Why Is The Sky Blue? The Science Questions Parents Are Scared Of

Huffington Post UK   First Posted: 20/01/2012 15:54 GMT Updated: 20/01/2012 16:36 GMT

Nearly two thirds of UK children puzzle their parents with complex science questions, leaving them "frustrated and embarrassed", a report championed by Professor Brian Cox revealed.

Conducted by The Big Bang Fair, the study questioned 2,000 parents and found almost one in three were subjected to a grilling by their children on a daily basis, filling 52% of parents "with fear".

The questioned which left parents the most vexed were:

  • Why is the moon sometimes out in the day?
  • Why is the sky blue?
  • Will we ever discover aliens?
  • How much does the earth weigh?
  • How do aeroplanes stay in the air?

While a third of parents engage in research in order to answer their children's questions, 21% make up the answers or pretend "nobody knows" and one in six pass the burden onto their partner.

Professor Brian Cox, spokesman for and supporter of The Big Bang, said with more and more children getting "stuck in" to science and maths it was "no wonder" they were constantly questioning the world.

"Inquisitive minds are fantastic, but clever questions can often leave parents in a tricky situation if they don’t have the answers.

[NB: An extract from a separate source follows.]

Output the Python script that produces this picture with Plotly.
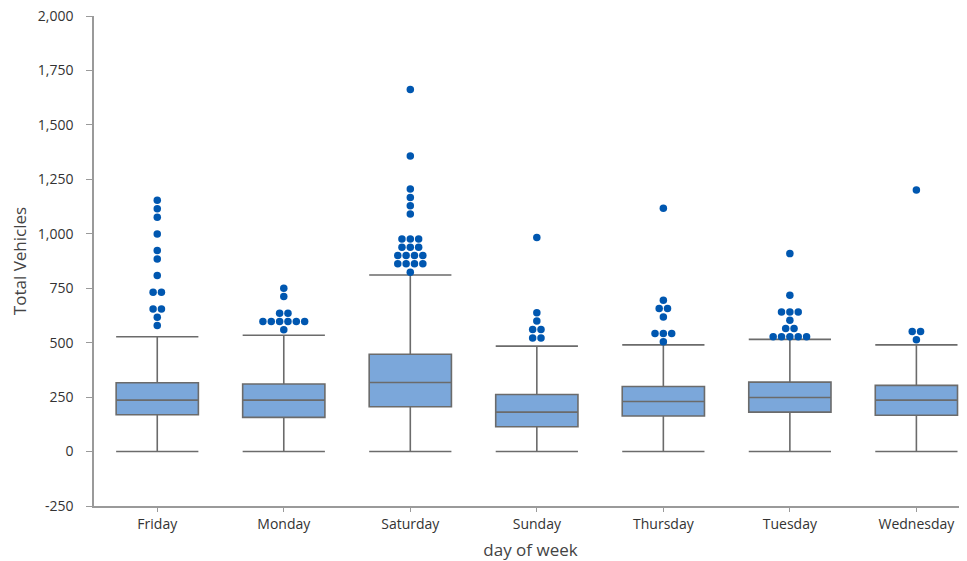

“The best thing parents can do is work with their children to find the answers – not only can it be fun, but you’ll both learn something new along the way," he added.

And in order to give parents a helping hand, the Big Bang answered some of the queries which most confounded parents:

1. Why is water wet?
"Wetness is just a feeling. It’s something that our brains tell us about what we’re touching. It is a combination of temperature, pressure and the way it moves which tells our brains that water is wet."

2.Why is the sky blue?
"If you’re stuck on this one, then you’re in good company – it even stumped Aristotle and Isaac Newton.

"White sunlight is really a lot of different colours of light mixed together. Light passing through the sky bounces off particles in the air and some colours of light travel through air and dust better than others. The blue light gets bounced around the most, so whatever direction you look at you see a blue colour."

3. Will we ever discover aliens?
"The fact is, nobody knows the answer to this question. We know for sure that no life exists in our solar system, and the closest galaxy to ours is trillions of miles away, so no human can survive a trip that far."